My background in the liberal arts allowed me to teach 6th grade in Casablanca for a year, work at a newspaper in Kuwait during the 2006 Lebanese-Israeli War, write about repurposed temples and mosques in post-Partition Pakistan, and draft a university-level student handbook as well as design office furniture in Saudi Arabia. Studying a range of topics, engaging in discussions across a spectrum of disciplines, and contemplating multiple sides of the same issues gave me the confidence to travel to places I'd never been, to explore career fields I had never previously considered, and to take on the challenges that were offered to me because I seemed (and was) capable and game.

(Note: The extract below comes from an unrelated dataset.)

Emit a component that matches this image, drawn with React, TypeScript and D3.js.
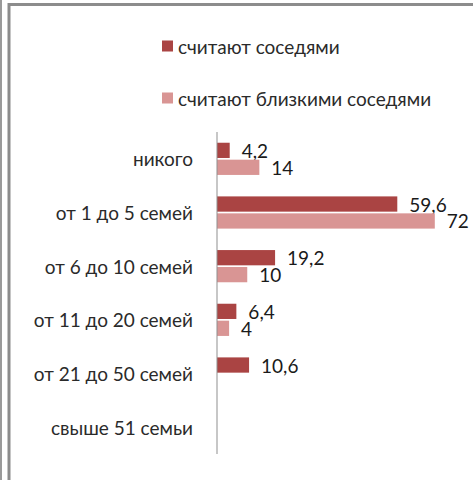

And now I get to watch two of my favorite people, whose roundabout routes to their careers and chosen city somehow led them back to each other, get married. The next day I'll board a plane, my fancy purple tulle number taking up suitcase space next to Oberlin College publications, and I will be looking for that spark of recognition in the faces of the students I'll meet: college is an adventure, and I can't wait to live it.